Communication is the number one tool that a parent can have. This keeps the door open for children and teens to be able to discuss any problems that they may encounter throughout their impressionable years. All parents hope that their child will come to them for advice or to share their troubles, fears, joys, or opinions. To accomplish this, parents must be able to communicate in a non-threatening manner that makes a child feel like they are heard.
Listen to More Than the Words
Listening means more than hearing the words being said. Listening is stopping what you are doing, making eye contact and understanding the message. To fully hear, you must listen to the body language being spoken. Children are not always capable of telling parents what needs to be said but they often speak volumes with their body. Learn your child’s body language to open more lines of communication.
Feelings Are More Important Than Words
It can be difficult to express how you feel because you do not want to hurt feelings or your own feeling could be hurt. This can be a problem with communication as a parent. Parents have the most difficult job of all, they must know and understand their own feelings while trying to understand and relate to the feeling of their children. Children often hide their feeling because of shame, guilt, or fear. Parents should work to communicate with their child in a positive way to avoid these negative feelings. This will help children feel more comfortable sharing how they truly feel.
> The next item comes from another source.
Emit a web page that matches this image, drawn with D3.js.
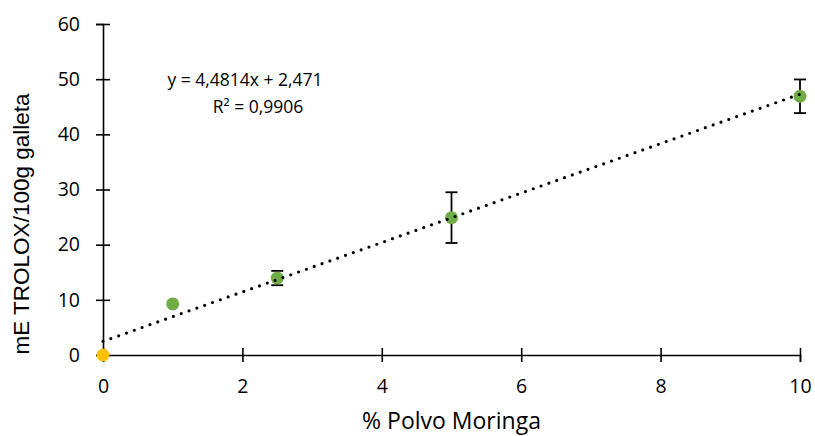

Do Not Judge What a Child Says or Thinks
Start with a positive. No one wants to feel judged by negative comments and advice. People want to be heard and understood. When a parent is about to open a line of communication, leading with a positive statement or fact about the child and the situation is the best practice. When leading with a positive statement the parent is reinforcing there is good to be seen in the child and that all judgment will be withheld.
Take a Break if Needed
If a situation makes you feel uncomfortable do not be afraid to explain that you, the parent, need a minute to process the situation. It is okay to delay communication while a parent gets mentally prepared for what lies ahead. When you are ready to approach the conversation calmly and positively is when communication should begin. Try to encourage problem-solving skills with the child so they will learn new ideas for future endeavors.
Change Your Point of View
Many parents are used to processing and communicating with adults, who have had years of practice. Sometimes they fail to keep in mind that children do not have the same communication skills as adults. They talk to children and expect them to understand without question. On this same note, parents do not stop to process the information from the child’s point of view. Parents could communicate more efficiently if they change their point of view and look at the information from the child’s eyes.